Beware of taxi drivers though.  As well as trying to rip us off – the details of which I’lll not bore you with.  Our taxi driver decided to play Bulgarian Roulette with our lives.

As Obzor, a favourite costal resort of Bulgarians, is out of the way and it was night time we had to get a taxi there. many Bulgarian roads aren’t lit like in the UK, and are only lit up by car headlights.  Like so many Bulgarian drivers, our driver didn’t see the need for a seat-belt, or to abide, even closely, by speed limits.  The journey took us up (and down) a mountain, along a sickeningly windy route, with hairpin bends every five metres or so.  My wife, my son and I were all queasy.  The driver also didn’t seem to realise that he wasn’t playing a computer game, and overtook on pitch-black bends – on bends for goodness sake – swerving between lanes as he zipped up to, and swerved round every car in sight.

Somehow we made it alive to Obzor, and staggered out of the taxi.  While my wife went to enquire where our apartment was located, my son and I stood, pale as vampires, retching into a shared plastic bag.

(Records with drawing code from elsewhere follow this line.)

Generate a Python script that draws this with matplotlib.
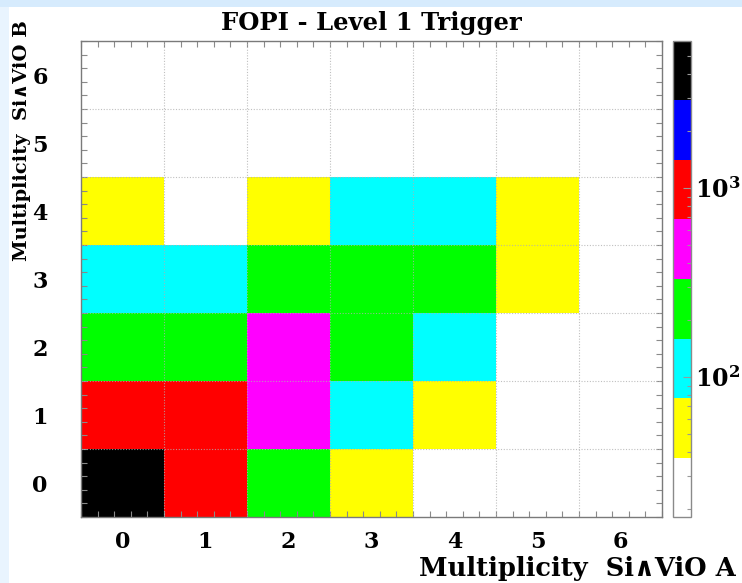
import numpy as np
import matplotlib
matplotlib.use("Agg")
import matplotlib.pyplot as plt
from matplotlib.colors import ListedColormap, LogNorm
from matplotlib.patches import Rectangle
from matplotlib.ticker import FixedLocator, LogLocator, FuncFormatter, NullFormatter

# Trigger counts per multiplicity pair (rows: SiVio B = 0..6, columns: SiVio A = 0..6)
mult_a = [0, 1, 2, 3, 4, 5, 6]
mult_b = [0, 1, 2, 3, 4, 5, 6]
row_b0 = [4500, 1100, 260, 60, 25, 12, 5]
row_b1 = [1050, 950, 420, 120, 55, 24, 10]
row_b2 = [270, 240, 400, 210, 105, 28, 14]
row_b3 = [100, 115, 200, 220, 190, 60, 22]
row_b4 = [50, 30, 50, 90, 95, 48, 20]
row_b5 = [15, 12, 10, 8, 6, 5, 4]
row_b6 = [5, 4, 3, 3, 2, 2, 1]

level_colors = ["#ffffff", "#ffff00", "#00ffff", "#00ff00",
                "#ff00ff", "#ff0000", "#0000ff", "#000000"]
count_min = 10 ** 1.259
count_max = 10 ** 3.778

counts = np.array([row_b0, row_b1, row_b2, row_b3, row_b4, row_b5, row_b6], dtype=float)

plt.rcParams["mathtext.fontset"] = "dejavuserif"

W, H = 742, 583
fig = plt.figure(figsize=(W / 100, H / 100), dpi=100)
fig.patch.set_facecolor("white")
# light blue frame strips along the top and left edge
fig.patches.append(Rectangle((0, 1 - 7 / H), 1, 7 / H, transform=fig.transFigure,
                             facecolor="#d6ebfd", edgecolor="none", zorder=0))
fig.patches.append(Rectangle((0, 0), 9 / W, 1 - 7 / H, transform=fig.transFigure,
                             facecolor="#e9f4fe", edgecolor="none", zorder=0))

ax = fig.add_axes([81 / W, 1 - 517 / H, 581 / W, 476 / H])
cax = fig.add_axes([673 / W, 1 - 517 / H, 18 / W, 476 / H])

cmap = ListedColormap(level_colors)
cmap.set_under("white")
norm = LogNorm(vmin=count_min, vmax=count_max)

x_edges = np.arange(len(mult_a) + 1) - 0.5
y_edges = np.arange(len(mult_b) + 1) - 0.5
mesh = ax.pcolormesh(x_edges, y_edges, counts, cmap=cmap, norm=norm, zorder=1)

ax.set_xlim(x_edges[0], x_edges[-1])
ax.set_ylim(y_edges[0], y_edges[-1])

# dotted grid at the cell boundaries
for xb in x_edges[1:-1]:
    ax.axvline(xb, color="#b0b0b0", lw=0.8, ls=(0, (1, 1.5)), zorder=2, alpha=0.8)
for yb in y_edges[1:-1]:
    ax.axhline(yb, color="#b0b0b0", lw=0.8, ls=(0, (1, 1.5)), zorder=2, alpha=0.8)

tick_font = dict(family="DejaVu Serif", weight="bold", size=16)
ax.set_xticks(mult_a)
ax.set_yticks(mult_b)
ax.set_xticklabels([str(v) for v in mult_a], fontdict=tick_font)
ax.set_yticklabels([str(v) for v in mult_b], fontdict=tick_font)
ax.tick_params(axis="x", which="major", length=0, pad=10)
ax.tick_params(axis="y", which="major", length=0, pad=24)
ax.xaxis.set_minor_locator(FixedLocator(np.arange(-0.5, 6.51, 0.2)))
ax.yaxis.set_minor_locator(FixedLocator(np.arange(-0.5, 6.51, 0.2)))
ax.tick_params(which="minor", direction="in", length=4, width=0.8, color="#8a8a8a",
               top=True, right=True, bottom=True, left=True)
for sp in ax.spines.values():
    sp.set_color("#7a7a7a")
    sp.set_linewidth(1.0)

ax.set_title("FOPI - Level 1 Trigger", family="DejaVu Serif", weight="bold",
             size=17.5, pad=8)

label_font = ["DejaVu Serif", "DejaVu Sans"]
ax.set_xlabel("Multiplicity  Si\u2227ViO A", family=label_font, weight="bold",
              size=18.5, loc="right")
ax.xaxis.set_label_coords((736 - 81) / 581, (517 - 556) / 476)
ax.set_ylabel("Multiplicity  Si\u2227ViO B", family=label_font, weight="bold",
              size=14)
ax.yaxis.label.set(rotation_mode="default", ha="center", va="top")
ax.yaxis.set_label_coords((22 - 81) / 581, (517 - 20) / 476)

cb = fig.colorbar(mesh, cax=cax)
cb.outline.set_edgecolor("#8a8a8a")
cb.outline.set_linewidth(1.0)
cax.yaxis.set_major_locator(LogLocator(base=10))
cax.yaxis.set_major_formatter(FuncFormatter(
    lambda v, p: r"$\mathbf{10^{%d}}$" % round(np.log10(v))))
cax.yaxis.set_minor_formatter(NullFormatter())
cax.tick_params(which="both", direction="in", color="#9a9a9a", width=0.8, right=True)
cax.tick_params(which="major", length=6, pad=3, labelsize=17)
cax.tick_params(which="minor", length=3)

fig.savefig("out.png", dpi=100)
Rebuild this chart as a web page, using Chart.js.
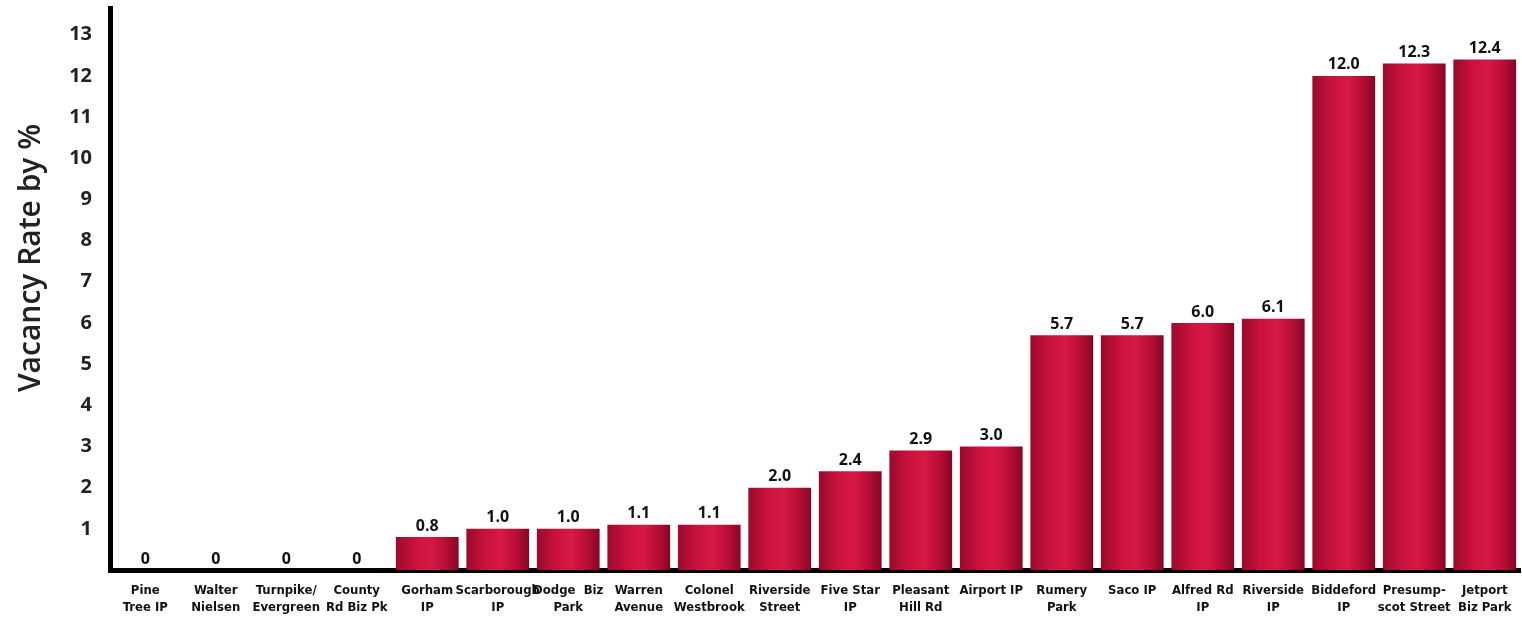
<!DOCTYPE html>
<html>
<head>
<meta charset="utf-8">
<script src="https://cdn.jsdelivr.net/npm/chart.js@4/dist/chart.umd.min.js"></script>
<style>
  html, body { margin: 0; padding: 0; background: #ffffff; }
  #wrap { position: relative; width: 1522px; height: 620px; }
</style>
</head>
<body>
<div id="wrap"><canvas id="c" width="1522" height="620"></canvas></div>
<script>
const categories = [
  ["Pine", "Tree IP"], ["Walter", "Nielsen"], ["Turnpike/", "Evergreen"], ["County", "Rd Biz Pk"],
  ["Gorham", "IP"], ["Scarborough", "IP"], ["Dodge  Biz", "Park"], ["Warren", "Avenue"],
  ["Colonel", "Westbrook"], ["Riverside", "Street"], ["Five Star", "IP"], ["Pleasant", "Hill Rd"],
  ["Airport IP"], ["Rumery", "Park"], ["Saco IP"], ["Alfred Rd", "IP"],
  ["Riverside", "IP"], ["Biddeford", "IP"], ["Presump-", "scot Street"], ["Jetport", "Biz Park"]
];
const vacancyRates = [0, 0, 0, 0, 0.8, 1.0, 1.0, 1.1, 1.1, 2.0, 2.4, 2.9, 3.0, 5.7, 5.7, 6.0, 6.1, 12.0, 12.3, 12.4];
const valueLabels = ["0", "0", "0", "0", "0.8", "1.0", "1.0", "1.1", "1.1", "2.0", "2.4", "2.9", "3.0", "5.7", "5.7", "6.0", "6.1", "12.0", "12.3", "12.4"];
const yTicks = [1, 2, 3, 4, 5, 6, 7, 8, 9, 10, 11, 12, 13];
const yTitle = "Vacancy Rate by %";

const BAR_PCT = 0.89;

function barGradient(c) {
  const ch = c.chart;
  const area = ch.chartArea;
  if (!area || !ch.scales.x) return '#c4113a';
  const xs = ch.scales.x;
  const cx = xs.getPixelForValue(c.dataIndex);
  const w = (xs.width / categories.length) * BAR_PCT;
  const g = ch.ctx.createLinearGradient(cx - w / 2, 0, cx + w / 2, 0);
  g.addColorStop(0, '#9a0a2c');
  g.addColorStop(0.3, '#c8123d');
  g.addColorStop(0.55, '#d81845');
  g.addColorStop(0.8, '#b60e36');
  g.addColorStop(1, '#860624');
  return g;
}

const valueLabelPlugin = {
  id: 'valueLabels',
  afterDatasetsDraw(chart) {
    const ctx = chart.ctx;
    const meta = chart.getDatasetMeta(0);
    ctx.save();
    ctx.font = 'bold 16px "Open Sans", sans-serif';
    ctx.fillStyle = '#111';
    ctx.textAlign = 'center';
    ctx.textBaseline = 'bottom';
    meta.data.forEach((bar, i) => {
      const yTop = Math.min(bar.y, bar.base);
      ctx.fillText(valueLabels[i], bar.x, yTop - 3);
    });
    ctx.restore();
  }
};

const yTitlePlugin = {
  id: 'yTitle',
  afterDraw(chart) {
    const ctx = chart.ctx;
    ctx.save();
    ctx.translate(31, 258);
    ctx.rotate(-Math.PI / 2);
    ctx.font = '600 30px "Open Sans", sans-serif';
    ctx.fillStyle = '#222';
    ctx.textAlign = 'center';
    ctx.textBaseline = 'middle';
    ctx.fillText(yTitle, 0, 0);
    ctx.restore();
  }
};

new Chart(document.getElementById('c'), {
  type: 'bar',
  data: {
    labels: categories,
    datasets: [{
      data: vacancyRates,
      backgroundColor: barGradient,
      borderWidth: 0,
      barPercentage: BAR_PCT,
      categoryPercentage: 1.0
    }]
  },
  options: {
    responsive: false,
    animation: false,
    layout: { padding: { top: 8, right: 2, left: 0, bottom: 0 } },
    plugins: { legend: { display: false }, tooltip: { enabled: false } },
    scales: {
      x: {
        z: 1,
        grid: { display: false, drawTicks: false },
        border: { display: true, color: '#000', width: 5 },
        ticks: {
          color: '#111',
          padding: 12,
          maxRotation: 0,
          autoSkip: false,
          font: { family: '"Liberation Sans Narrow", "DejaVu Sans Condensed", sans-serif', size: 13, weight: 'bold', lineHeight: 1.3 }
        },
        afterFit(s) { s.height = 50; s.paddingLeft = 0; s.paddingRight = 0; }
      },
      y: {
        z: 1,
        min: 0,
        max: 13.65,
        afterBuildTicks(s) { s.ticks = yTicks.map(v => ({ value: v })); },
        grid: { display: false, drawTicks: false },
        border: { display: true, color: '#000', width: 5 },
        ticks: {
          color: '#222',
          padding: 18,
          font: { family: '"Open Sans", sans-serif', size: 20, weight: 'bold' }
        },
        afterFit(s) { s.width = 110; s.paddingTop = 0; s.paddingBottom = 0; }
      }
    }
  },
  plugins: [valueLabelPlugin, yTitlePlugin]
});
</script>
</body>
</html>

It was quite a nice holiday, in Bulgaria’s answer to Rhyl.  The waves were so big that I was rarely able to take my five year old son into the sea to swim.  And this wasn’t a one off, it’s just how the sea is there.  The weather was good, and Obzor is built round the tourist industry.  Other than Bulgarians, you do get a lot of Ukranians there too.

Would I recommend Obzor?  If you’re an impoverished Bulgarian, living in Bulgaria, it’s definitely worth a visit.  But from the UK it’s a bit out the way, not quite like Easter Island, or the Moon, but it’s a trek.  And you’ll probably need a taxi.